Diese Produkte wie tiefgekühltes Brot oder Aufbacksemmeln kommen oft aus dem Ausland wie Deutschland oder Polen. Dass damit auf Umwegen aus Österreich exportiertes Getreide wieder importiert wird, ist laut Christian Gessl, Abteilungsleiter bei der AMA, freilich möglich. Der Handel mit den Nachbarländern mit verarbeitetem Getreide wie Tiefkühlwaren oder Teigwaren funktioniere aber in beide Richtungen gut.

Grundsätzlich importiert Österreich mehr Getreide als es exportiert. Durch die gute Ernte soll heuer die Getreide-Nettoimportmenge zwar von 800.000 Tonnen im Vorjahr auf 200.000 Tonnen sinken, dennoch wird Österreich auch dieses Jahr mehr importieren als exportieren. Die Hochrechnungen für 2016 belaufen sich laut Gessl auf 1,7 Millionen Tonnen Getreide-Importe und 1,5 Millionen Tonnen Exporte. Im Vorjahr war die Menge der Exporte etwa gleich hoch wie heuer, jene der Importe lag - wegen der schlechteren Ernte - bei 2,3 Millionen Tonnen, woraus die erwähnte Nettoimportmenge von 800.000 Tonnen resultiert.
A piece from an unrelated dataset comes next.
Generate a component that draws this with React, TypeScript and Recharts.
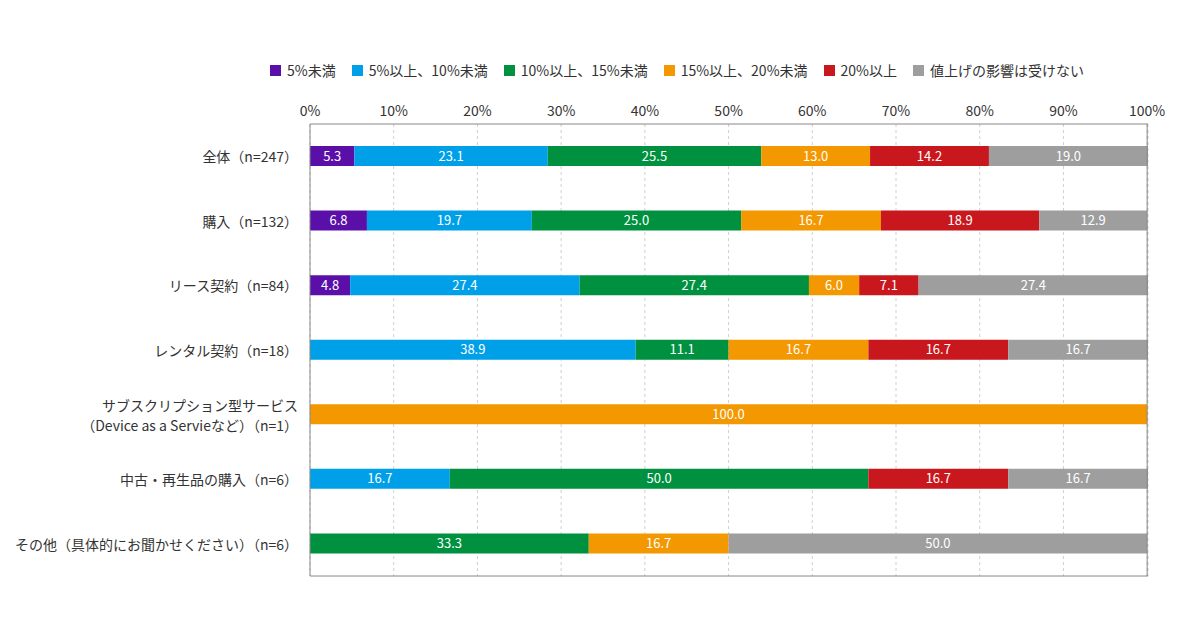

Dass die Importe überwiegen, ist laut Gessl durchaus erwünscht. Denn die Getreideverarbeitung schaffe Arbeitsplätze, außerdem liege der Importwert mit 213 Euro pro Tonne unter dem Exportwert von 310 Euro pro Tonne. Es sei eine Win-win-Situation, ergänzt Griesmayr. 40 Prozent der Importe kommen aus Ungarn, der Rest aus der Slowakei, Tschechien und Deutschland. Haupt-Exportland ist Italien, etwa 65 Prozent der Exporte fließen dorthin. Vor allem der Durumweizen, ideal für die Nudelerzeugung, ist laut Griesmayr unter den Italienern beliebt.

Bauern wechseln zu lukrativeren Getreidekulturen

Österreich selbst setzt indes zunehmend auf Biogetreide. In den vergangenen acht Jahren sind die Bio-Ackerflächen laut AMA um 34,5 Prozent auf heute 129.000 Hektar gewachsen. Die gesamte Getreideanbaufläche ist 570.286 Hektar groß. Aufgrund des niedrigen Preisniveaus wechseln die Bauern generell zu lukrativeren Getreidekulturen wie Hartweizen (Anbaufläche 2016 plus 22 Prozent) und Dinkel (plus 24 Prozent).

Angesichts der angespannten Einkommenssituation der Bauern - auch bedingt durch das Erzeugerpreistief bei Milch und Schweinefleisch - hat der Ministerrat im Juli beschlossen, dass alle land- und forstwirtschaftlichen Betriebe heuer einen Quartalsbeitrag für die Sozialversicherung ausgesetzt bekommen. Die nötigen 170 Millionen Euro werden aus Rücklagen der Sozialversicherung bereitgestellt. Bis 2019 werden diese aber nachzuzahlen sein. Dann könne man sich die Aktion gleich sparen, hieß es dazu von der AMA.